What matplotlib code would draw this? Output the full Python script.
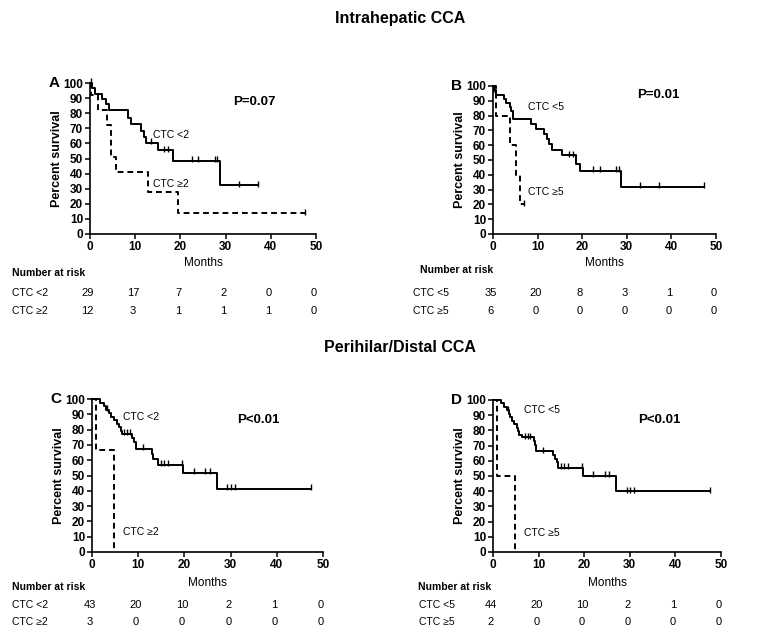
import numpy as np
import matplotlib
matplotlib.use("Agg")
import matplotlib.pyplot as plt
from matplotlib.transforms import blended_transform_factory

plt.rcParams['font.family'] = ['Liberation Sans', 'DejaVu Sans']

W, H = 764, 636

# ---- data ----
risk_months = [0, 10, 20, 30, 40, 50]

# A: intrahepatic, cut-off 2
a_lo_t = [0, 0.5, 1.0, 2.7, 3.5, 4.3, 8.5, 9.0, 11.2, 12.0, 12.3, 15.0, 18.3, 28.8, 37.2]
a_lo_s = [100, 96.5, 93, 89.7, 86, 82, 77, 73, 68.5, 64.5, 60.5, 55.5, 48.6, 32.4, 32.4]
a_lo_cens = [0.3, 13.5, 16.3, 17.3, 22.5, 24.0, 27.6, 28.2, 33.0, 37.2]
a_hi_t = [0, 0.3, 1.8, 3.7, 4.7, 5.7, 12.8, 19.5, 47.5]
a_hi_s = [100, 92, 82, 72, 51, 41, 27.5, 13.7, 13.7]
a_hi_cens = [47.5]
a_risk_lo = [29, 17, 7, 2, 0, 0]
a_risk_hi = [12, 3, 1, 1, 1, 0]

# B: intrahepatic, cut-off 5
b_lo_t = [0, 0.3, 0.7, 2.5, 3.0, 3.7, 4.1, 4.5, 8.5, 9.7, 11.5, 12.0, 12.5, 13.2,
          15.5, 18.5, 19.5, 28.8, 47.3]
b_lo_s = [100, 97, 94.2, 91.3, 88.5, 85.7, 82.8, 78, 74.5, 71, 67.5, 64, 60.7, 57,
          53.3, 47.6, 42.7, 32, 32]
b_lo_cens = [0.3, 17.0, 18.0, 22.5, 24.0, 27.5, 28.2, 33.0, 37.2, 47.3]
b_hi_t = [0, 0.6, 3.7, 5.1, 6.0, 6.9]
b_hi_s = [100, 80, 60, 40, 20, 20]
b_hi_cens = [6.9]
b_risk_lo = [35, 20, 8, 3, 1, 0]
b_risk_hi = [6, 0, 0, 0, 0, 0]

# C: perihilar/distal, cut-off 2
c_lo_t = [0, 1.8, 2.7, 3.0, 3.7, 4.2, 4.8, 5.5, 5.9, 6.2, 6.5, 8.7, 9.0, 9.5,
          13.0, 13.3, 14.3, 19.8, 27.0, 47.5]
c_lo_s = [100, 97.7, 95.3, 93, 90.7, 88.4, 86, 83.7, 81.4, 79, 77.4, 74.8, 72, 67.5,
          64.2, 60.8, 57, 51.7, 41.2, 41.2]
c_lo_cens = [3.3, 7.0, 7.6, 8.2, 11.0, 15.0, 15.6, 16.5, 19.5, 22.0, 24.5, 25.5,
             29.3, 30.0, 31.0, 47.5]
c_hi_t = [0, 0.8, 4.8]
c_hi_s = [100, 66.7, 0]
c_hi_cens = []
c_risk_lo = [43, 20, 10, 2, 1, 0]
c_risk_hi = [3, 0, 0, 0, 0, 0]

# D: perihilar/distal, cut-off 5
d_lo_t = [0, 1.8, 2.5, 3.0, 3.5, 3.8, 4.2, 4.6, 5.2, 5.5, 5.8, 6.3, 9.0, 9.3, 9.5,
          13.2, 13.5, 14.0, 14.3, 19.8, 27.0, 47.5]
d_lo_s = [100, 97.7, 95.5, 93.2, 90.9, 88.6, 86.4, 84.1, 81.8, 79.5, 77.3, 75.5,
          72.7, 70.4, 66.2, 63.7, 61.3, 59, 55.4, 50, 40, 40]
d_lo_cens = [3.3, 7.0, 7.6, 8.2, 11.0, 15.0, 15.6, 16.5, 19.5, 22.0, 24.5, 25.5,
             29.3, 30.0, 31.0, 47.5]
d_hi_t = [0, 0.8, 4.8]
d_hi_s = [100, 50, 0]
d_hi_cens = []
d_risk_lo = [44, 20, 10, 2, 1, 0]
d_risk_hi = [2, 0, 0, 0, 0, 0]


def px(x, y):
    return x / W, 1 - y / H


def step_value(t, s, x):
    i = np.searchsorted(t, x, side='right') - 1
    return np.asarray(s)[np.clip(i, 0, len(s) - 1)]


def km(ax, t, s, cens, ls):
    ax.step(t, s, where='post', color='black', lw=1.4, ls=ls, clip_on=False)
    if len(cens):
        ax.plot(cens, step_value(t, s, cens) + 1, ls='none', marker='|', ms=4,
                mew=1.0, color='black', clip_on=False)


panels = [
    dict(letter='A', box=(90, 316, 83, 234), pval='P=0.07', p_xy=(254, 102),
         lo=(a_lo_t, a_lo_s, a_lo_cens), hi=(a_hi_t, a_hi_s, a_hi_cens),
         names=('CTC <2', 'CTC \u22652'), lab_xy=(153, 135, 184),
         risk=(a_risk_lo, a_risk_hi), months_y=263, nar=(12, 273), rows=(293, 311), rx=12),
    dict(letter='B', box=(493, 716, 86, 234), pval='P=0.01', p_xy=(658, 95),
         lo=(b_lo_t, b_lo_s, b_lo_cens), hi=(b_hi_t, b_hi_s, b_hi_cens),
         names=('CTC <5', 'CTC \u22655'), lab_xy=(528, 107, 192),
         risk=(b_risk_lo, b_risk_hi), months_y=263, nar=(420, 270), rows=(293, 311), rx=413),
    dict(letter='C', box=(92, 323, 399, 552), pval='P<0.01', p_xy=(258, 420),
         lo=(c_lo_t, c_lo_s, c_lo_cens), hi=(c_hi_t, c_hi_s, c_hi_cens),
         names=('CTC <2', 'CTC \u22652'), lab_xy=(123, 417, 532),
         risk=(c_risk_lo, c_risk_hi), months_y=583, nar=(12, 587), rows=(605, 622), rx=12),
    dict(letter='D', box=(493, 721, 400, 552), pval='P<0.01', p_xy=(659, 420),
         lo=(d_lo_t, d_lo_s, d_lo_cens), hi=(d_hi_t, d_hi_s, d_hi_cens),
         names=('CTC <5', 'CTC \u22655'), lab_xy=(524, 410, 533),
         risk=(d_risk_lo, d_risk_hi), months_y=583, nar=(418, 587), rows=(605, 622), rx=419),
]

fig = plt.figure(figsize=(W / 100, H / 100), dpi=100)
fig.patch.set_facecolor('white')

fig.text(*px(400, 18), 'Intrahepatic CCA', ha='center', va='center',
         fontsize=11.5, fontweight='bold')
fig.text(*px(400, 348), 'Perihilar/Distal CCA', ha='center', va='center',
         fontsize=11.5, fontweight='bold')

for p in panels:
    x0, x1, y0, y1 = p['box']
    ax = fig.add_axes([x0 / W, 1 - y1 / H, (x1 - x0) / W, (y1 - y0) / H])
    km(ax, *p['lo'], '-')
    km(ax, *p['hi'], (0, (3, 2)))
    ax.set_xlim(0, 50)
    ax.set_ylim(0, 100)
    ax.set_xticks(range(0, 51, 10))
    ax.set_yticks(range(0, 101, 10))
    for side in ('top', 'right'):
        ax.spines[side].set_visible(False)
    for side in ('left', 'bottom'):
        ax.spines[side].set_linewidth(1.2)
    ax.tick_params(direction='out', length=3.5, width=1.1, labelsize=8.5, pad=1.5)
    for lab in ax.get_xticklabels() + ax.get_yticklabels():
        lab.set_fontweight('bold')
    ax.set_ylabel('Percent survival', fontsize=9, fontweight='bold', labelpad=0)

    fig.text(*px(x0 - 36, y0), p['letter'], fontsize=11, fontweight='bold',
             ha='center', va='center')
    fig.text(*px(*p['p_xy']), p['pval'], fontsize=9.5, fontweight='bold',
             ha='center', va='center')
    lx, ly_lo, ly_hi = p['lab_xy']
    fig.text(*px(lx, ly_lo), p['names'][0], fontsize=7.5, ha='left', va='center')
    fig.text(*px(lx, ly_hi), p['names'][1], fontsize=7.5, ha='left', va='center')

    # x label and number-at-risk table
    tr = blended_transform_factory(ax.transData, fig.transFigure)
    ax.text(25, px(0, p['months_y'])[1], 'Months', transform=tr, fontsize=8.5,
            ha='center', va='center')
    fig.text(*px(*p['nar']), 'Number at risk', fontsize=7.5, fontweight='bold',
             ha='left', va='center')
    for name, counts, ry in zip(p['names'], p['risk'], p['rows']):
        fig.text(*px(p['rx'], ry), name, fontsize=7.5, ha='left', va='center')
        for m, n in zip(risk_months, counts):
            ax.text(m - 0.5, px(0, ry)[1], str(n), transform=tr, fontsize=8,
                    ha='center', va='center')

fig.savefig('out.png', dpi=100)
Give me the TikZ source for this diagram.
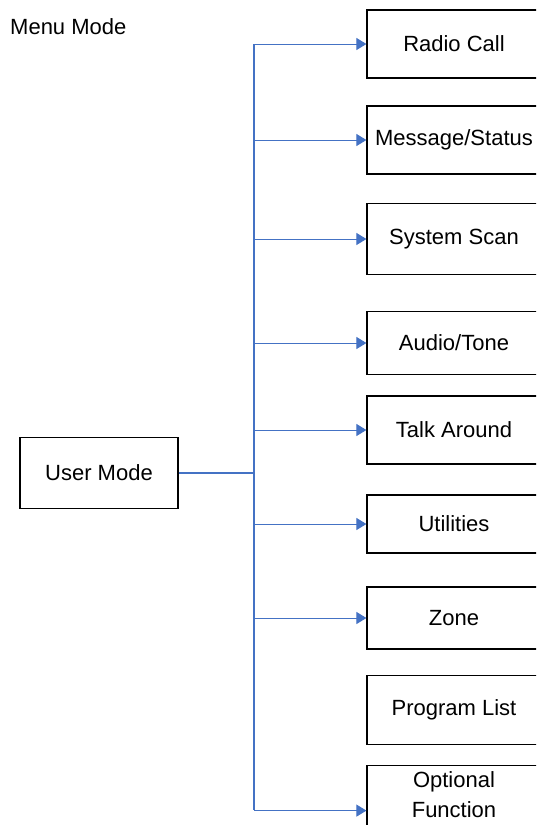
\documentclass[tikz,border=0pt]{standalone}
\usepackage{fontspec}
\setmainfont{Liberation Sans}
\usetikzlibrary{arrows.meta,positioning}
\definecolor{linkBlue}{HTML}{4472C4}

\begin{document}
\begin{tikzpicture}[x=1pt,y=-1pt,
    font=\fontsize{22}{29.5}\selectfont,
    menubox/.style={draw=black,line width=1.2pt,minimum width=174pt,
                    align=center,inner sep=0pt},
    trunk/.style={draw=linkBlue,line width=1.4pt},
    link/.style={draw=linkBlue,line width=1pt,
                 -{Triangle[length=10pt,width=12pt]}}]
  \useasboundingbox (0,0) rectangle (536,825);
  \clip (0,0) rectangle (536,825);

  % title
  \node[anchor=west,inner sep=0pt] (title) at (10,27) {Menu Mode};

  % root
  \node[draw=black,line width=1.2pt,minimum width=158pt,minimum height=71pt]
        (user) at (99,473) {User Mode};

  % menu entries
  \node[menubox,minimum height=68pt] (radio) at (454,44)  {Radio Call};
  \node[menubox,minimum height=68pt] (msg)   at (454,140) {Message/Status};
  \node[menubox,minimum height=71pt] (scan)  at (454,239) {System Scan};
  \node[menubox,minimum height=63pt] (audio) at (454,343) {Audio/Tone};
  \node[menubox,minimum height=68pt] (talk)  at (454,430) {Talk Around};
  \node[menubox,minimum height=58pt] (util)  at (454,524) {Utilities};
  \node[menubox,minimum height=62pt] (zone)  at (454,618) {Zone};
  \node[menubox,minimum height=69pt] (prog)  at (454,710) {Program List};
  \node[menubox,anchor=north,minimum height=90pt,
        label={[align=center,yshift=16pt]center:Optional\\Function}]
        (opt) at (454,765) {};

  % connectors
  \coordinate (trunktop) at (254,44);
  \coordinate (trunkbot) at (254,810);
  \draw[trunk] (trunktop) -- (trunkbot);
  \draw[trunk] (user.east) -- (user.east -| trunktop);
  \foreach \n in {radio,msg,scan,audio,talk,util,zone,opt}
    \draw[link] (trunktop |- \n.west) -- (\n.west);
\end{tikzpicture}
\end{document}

----------

What the task asks: Retype exactly the lines from the one with "Give me the TikZ source for this diagram." through the one with "(user) at (99,473)", both included, and nothing else; leave out the pictures.

Correct response:
Give me the TikZ source for this diagram.
\documentclass[tikz,border=0pt]{standalone}
\usepackage{fontspec}
\setmainfont{Liberation Sans}
\usetikzlibrary{arrows.meta,positioning}
\definecolor{linkBlue}{HTML}{4472C4}

\begin{document}
\begin{tikzpicture}[x=1pt,y=-1pt,
    font=\fontsize{22}{29.5}\selectfont,
    menubox/.style={draw=black,line width=1.2pt,minimum width=174pt,
                    align=center,inner sep=0pt},
    trunk/.style={draw=linkBlue,line width=1.4pt},
    link/.style={draw=linkBlue,line width=1pt,
                 -{Triangle[length=10pt,width=12pt]}}]
  \useasboundingbox (0,0) rectangle (536,825);
  \clip (0,0) rectangle (536,825);

  % title
  \node[anchor=west,inner sep=0pt] (title) at (10,27) {Menu Mode};

  % root
  \node[draw=black,line width=1.2pt,minimum width=158pt,minimum height=71pt]
        (user) at (99,473) {User Mode};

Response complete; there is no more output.